Mom and Dad, I don’t think I need to tell you what a mess I made of my life. I don’t think you know the full extent, but both Brandon and I were at the end of our rope. My every effort to make things better only made things worse. There I was, one day, looking over myself and realizing I was not a good person. I had tried to convince myself for years that I was a “decent person”, even though, deep inside, I knew I was not. I was so angry with Brandon and other people for what they had done to me, but then I realized, if I made up a list of the things I had done- if I was looking at that list from another’s point of view, would there be one person who would say I was a good person?

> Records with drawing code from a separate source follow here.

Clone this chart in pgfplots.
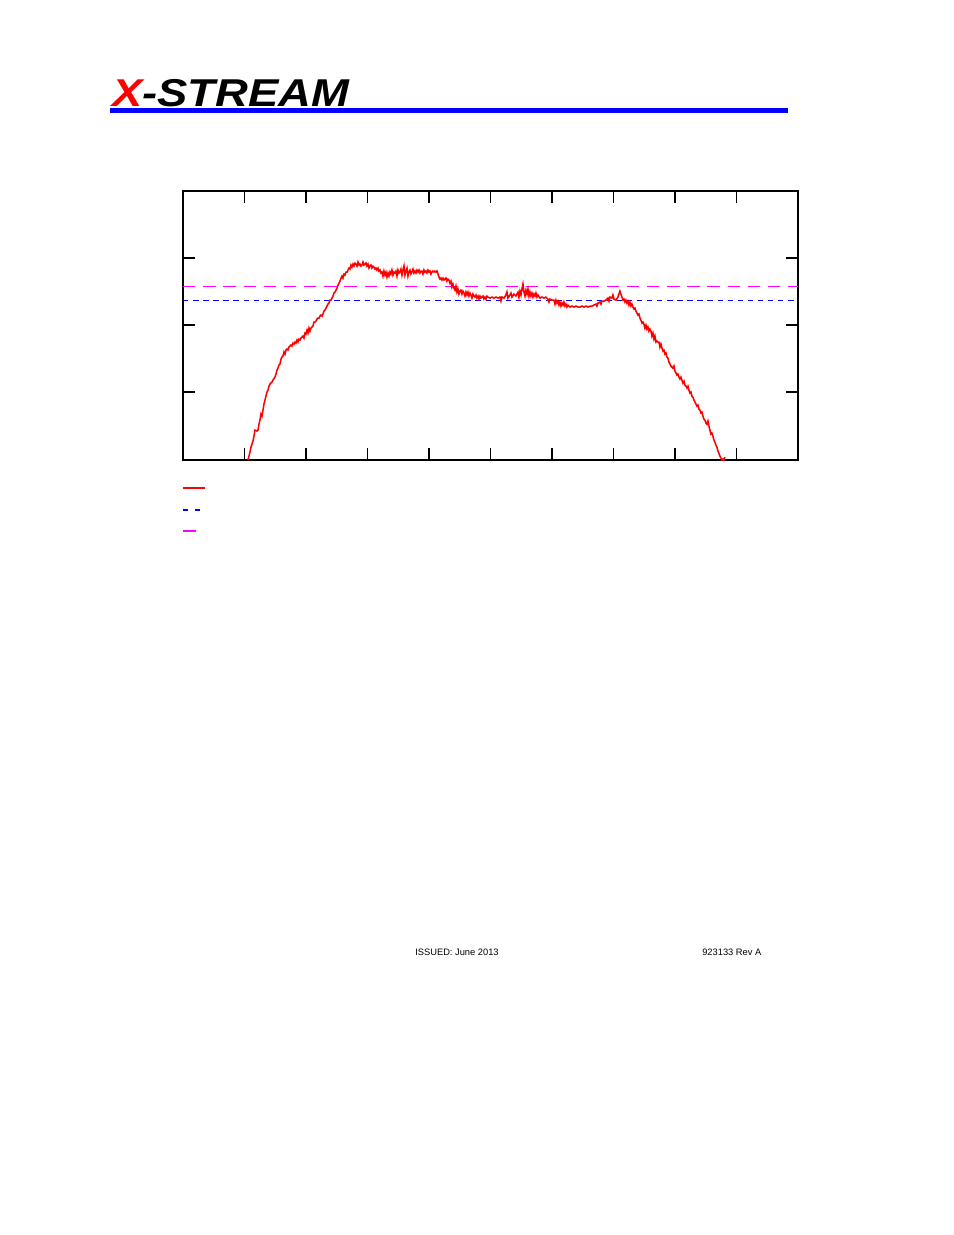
\documentclass[border=0pt]{standalone}
\usepackage{pgfplots}
\pgfplotsset{compat=1.18}
\usepackage{fontspec}
\setmainfont{Liberation Sans}
\definecolor{scopemag}{RGB}{255,0,255}
\definecolor{scopeblue}{RGB}{0,0,255}
\definecolor{scopered}{RGB}{255,0,0}

% trace, in page pixels (x right, y down)
\pgfplotstableread{
px py
248 460
249 456
250 452
251 447
253 441
254 436
255 430
257 431
258 430
259 424
260 420
261 414
262 416
263 410
264 404
265 400
266 396
267 392
268 390
269 386
270 384
272 382
273 380
275 377
276 374
277 370
278 368
279 365
280 364
281 359
282 357
283 356
284 352
285 354
286 350
287 349
288 350
289 347
290 346
291 345
292 346
293 343
294 344
295 342
296 343
297 340
298 342
299 339
300 340
301 338
302 337
303 336
304 338
305 333
306 334
307 330
308 333
309 328
310 331
311 328
312 327
313 326
314 322
315 322
316 321
317 319
318 318
319 318
320 316
321 315
322 316
323 314
324 311
325 310
326 308
327 306
328 304
329 303
330 300
331 300
332 298
333 296
334 293
335 292
336 290
337 288
338 285
339 283
340 281
341 278
342 276
343 278
344 274
345 275
346 272
347 272
348 270
349 268
350 269
351 265
352 267
353 264
354 266
355 263
356 264
357 266
358 262
359 265
360 264
361 266
362 265
363 262
364 265
365 264
366 263
367 266
368 264
369 268
370 266
371 265
372 268
373 266
374 267
375 269
376 268
377 270
378 268
379 271
380 270
381 273
382 272
383 276
384 271
385 275
386 272
387 277
388 273
389 276
390 272
391 274
392 270
393 275
394 272
395 273
396 271
397 276
398 270
399 273
400 272
401 269
402 275
403 270
404 266
405 275
406 271
407 268
408 276
409 272
410 270
411 274
412 272
413 269
414 273
415 271
416 273
417 270
418 272
419 270
420 273
421 271
422 271
423 274
424 270
425 272
426 271
427 273
428 270
429 272
430 271
431 274
432 272
433 271
434 272
435 271
436 272
437 271
438 274
439 277
440 279
441 278
442 280
443 278
444 280
445 279
446 278
447 281
448 279
449 280
450 283
451 281
452 287
453 284
454 288
455 290
456 286
457 292
458 289
459 294
460 291
461 290
462 294
463 291
464 293
465 296
466 292
467 295
468 292
469 296
470 293
471 295
472 298
473 294
474 296
475 297
476 295
477 298
478 296
479 299
480 296
481 298
482 297
483 296
484 299
485 297
486 299
487 296
488 297
490 298
492 297
494 298
496 297
498 298
500 297
501 301
502 297
504 298
506 295
507 292
508 298
510 295
511 293
512 297
514 294
516 296
518 292
519 297
520 291
521 295
522 289
523 284
524 292
525 296
526 290
527 294
528 289
529 296
530 292
531 296
532 293
533 297
534 294
535 296
536 293
537 297
538 295
540 298
542 297
544 298
546 297
548 299
549 302
550 299
552 300
554 300
555 304
556 300
557 303
558 301
559 305
560 302
561 306
562 303
563 305
564 302
565 306
566 304
567 307
568 305
570 307
572 306
574 307
576 306
578 307
580 307
582 306
584 307
586 306
588 307
590 306
592 306
594 305
596 304
597 306
598 303
600 302
601 304
602 301
604 301
606 300
608 298
609 301
610 297
612 298
613 295
614 299
616 300
618 297
619 294
620 291
621 294
622 297
623 300
624 299
625 302
626 300
627 303
628 301
629 305
630 302
631 306
632 304
633 307
634 309
635 308
636 311
637 313
638 315
639 314
640 318
641 320
642 323
643 322
644 324
645 328
646 325
647 329
648 327
649 331
650 329
651 331
652 336
653 333
654 339
655 336
656 342
657 341
658 342
659 342
660 347
661 344
662 348
663 351
664 350
665 354
666 353
667 357
668 358
669 362
670 364
671 366
672 367
673 368
674 366
675 371
676 373
677 375
678 374
679 377
680 379
681 377
682 380
683 383
684 381
685 385
686 386
687 388
688 386
689 390
690 393
691 392
692 396
693 397
694 400
695 402
696 404
697 406
698 405
699 409
700 410
701 413
702 412
703 416
704 419
705 420
706 423
707 424
708 421
709 426
710 430
711 434
712 433
713 436
714 440
715 442
716 445
717 447
718 451
719 453
720 456
721 458
722 460
723 459
724 460
725 457
}\trace

\begin{document}
\begin{tikzpicture}[x=0.64446pt, y=-0.64446pt]
\path[use as bounding box] (0,0) rectangle (954,1235);

% header
\node[anchor=base west, inner sep=0] at (112,106)
  {\scalebox{1.17}[1]{\fontsize{25}{25}\selectfont\bfseries\itshape\textcolor{scopered}{X}-STREAM}};
\fill[scopeblue] (110,108) rectangle (788,112.5);

\begin{axis}[
    at={(490.5,325.5)}, anchor=center,
    scale only axis,
    width=396.3pt, height=173.4pt,
    xmin=183, xmax=798,
    ymin=191, ymax=460,
    y dir=reverse,
    xtick={244.5,306,367.5,429,490.5,552,613.5,675,736.5},
    ytick={258,325,392},
    xticklabels={}, yticklabels={},
    tick align=inside,
    major tick length=7.5pt,
    tick style={black, line width=0.9pt},
    axis line style={black, line width=1.4pt},
]
\addplot[scopemag, line width=0.7pt, dash pattern=on 8pt off 5pt] coordinates {(183,286) (798,286)};
\addplot[scopeblue, line width=0.7pt, dash pattern=on 3.5pt off 3pt] coordinates {(183,300) (798,300)};
\addplot[scopered, line width=1pt] table[x=px, y=py] {\trace};
\end{axis}

% legend samples (no text)
\draw[scopered, line width=0.9pt] (183,488) -- (205,488);
\draw[scopeblue, line width=0.9pt] (183,510) -- (188,510) (195,510) -- (200,510);
\draw[scopemag, line width=0.9pt] (183,531) -- (196,531);

% footer
\node[anchor=base west, inner sep=0, font=\fontsize{6}{7}\selectfont] at (415,955) {ISSUED: June 2013};
\node[anchor=base west, inner sep=0, font=\fontsize{6}{7}\selectfont] at (702,955) {923133 Rev A};
\end{tikzpicture}
\end{document}
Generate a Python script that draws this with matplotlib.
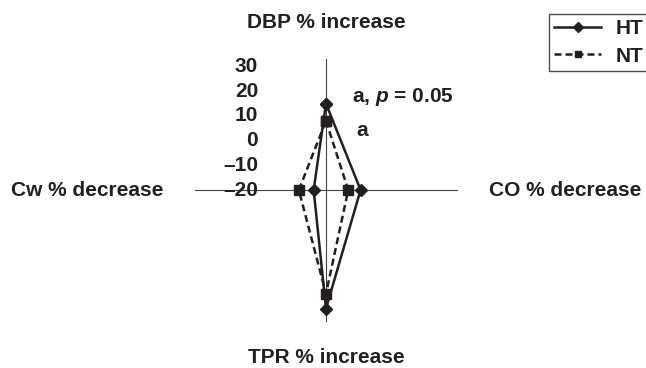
import numpy as np
import matplotlib.pyplot as plt

plt.rcParams['font.family'] = ['Liberation Sans', 'DejaVu Sans']
plt.rcParams['font.weight'] = 'bold'
plt.rcParams['mathtext.fontset'] = 'custom'
plt.rcParams['mathtext.it'] = 'Liberation Sans:bold:italic'
plt.rcParams['mathtext.rm'] = 'Liberation Sans:bold'

axes_names = ["DBP % increase", "CO % decrease", "TPR % increase", "Cw % decrease"]
ticks = [-20, -10, 0, 10, 20, 30]
tick_labels = ["\u201320", "\u201310", "0", "10", "20", "30"]
ht = [15, -6, 28, -15]
nt = [8, -11, 22, -9]
rmin = -20

ink = '#231f20'
angles = np.array([90, 0, -90, 180]) * np.pi / 180

def to_xy(vals):
    r = np.array(vals) - rmin
    x = r * np.cos(angles)
    y = r * np.sin(angles)
    return np.append(x, x[0]), np.append(y, y[0])

fig = plt.figure(figsize=(6.46, 3.68), dpi=100)
ax = fig.add_axes([0, 0, 1, 1])
s = 2.47  # px per unit
ax.set_xlim(-326 / s, 320 / s)
ax.set_ylim(-(368 - 190) / s, 190 / s)
ax.axis('off')

rmax = 53
for a in angles:
    ax.plot([0, rmax * np.cos(a)], [0, rmax * np.sin(a)], color='#444444', lw=0.8, zorder=1)

for t, lab in zip(ticks, tick_labels):
    ax.text(-27.5, t - rmin, lab, ha='right', va='center', fontsize=15,
            fontweight='bold', color=ink)

x, y = to_xy(ht)
ax.plot(x, y, color=ink, lw=1.8, marker='D', markersize=6.5, label='HT', zorder=3)
x, y = to_xy(nt)
ax.plot(x, y, color=ink, lw=1.8, ls=(0, (2.8, 1.6)), marker='s', markersize=6.5, label='NT', zorder=3)

ax.text(0, 68, axes_names[0], ha='center', va='center', fontsize=15, color=ink)
ax.text(97, 0, axes_names[1], ha='center', va='center', fontsize=15, color=ink)
ax.text(0, -68, axes_names[2], ha='center', va='center', fontsize=15, color=ink)
ax.text(-96.5, 0, axes_names[3], ha='center', va='center', fontsize=15, color=ink)

ax.text(10.5, 37.5, r"a, $p$ = 0.05", ha='left', va='center', fontsize=15, color=ink)
ax.text(12.5, 24, "a", ha='left', va='center', fontsize=15, color=ink)

leg = ax.legend(loc='upper left', bbox_to_anchor=(549 / 646, 1 - 14 / 368),
                bbox_transform=fig.transFigure, frameon=True, fancybox=False,
                edgecolor=ink, prop={'size': 15, 'weight': 'bold'}, handlelength=2.25,
                handletextpad=0.7, borderpad=0.25, borderaxespad=0, labelspacing=0.4,
                markerscale=0.75)
leg.get_frame().set_linewidth(1.0)
for t in leg.get_texts():
    t.set_color(ink)

fig.savefig("out.png", dpi=100)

No. I was not a good person. I was a horrible, horrible person. I remember sobbing and thinking, “What can I do? Who can fix this mess I’ve made?”

And I clearly remember a still small voice whispering, “I can.”

You see, I finally saw myself for who I was. Horrible. Pathetic. Wretched. Undeserving.

And then I saw Christ for who He was. While I was still a sinner, He died for me. And even though I had not done ONE THING to deserve it, He was stretching out His hand to pull me from the grasp of sin and into new life.

That was a huge day for me because it not only brought me salvation in Christ, but it allowed me to forgive EVERY SINGLE PERSON I had EVER held a grudge against or been offended by. I forgave XXX and XXX. I forgave my mother-in-law.

And yes, sometimes these offenses and resentments would creep back up (and still do), but then I would be reminded of how great a love had saved me–who I was before, and how horrible I was, and I knew that I was no better… yet God have granted me forgiveness.

I was not able to forgive before because I didn’t understand God’s forgiveness or His love.

God has healed all things within me. There are no longer scars, the wounds have disappeared. I look back at my past and while I wonder and am amazed (and not in a good way) at the way people treated me and those I love, there is a loving forgiveness that covers them, and I pray for them to know the forgiveness and the love of Christ that I have come to know.

I now understand that it is God who transforms. All my life I had tried to conform. I had tried to be obedient by doing what I knew was right, but I was unable. We are ALL unable.

It is such JOY for me to look on my brother’s life and see him COMPLETELY transformed. He is a different person, just as my husband is a different person and I am a different person. We are not perfect people, but we are DEFINITELY DIFFERENT now, and we are being sanctified through Christ… and it is the most wonderful thing.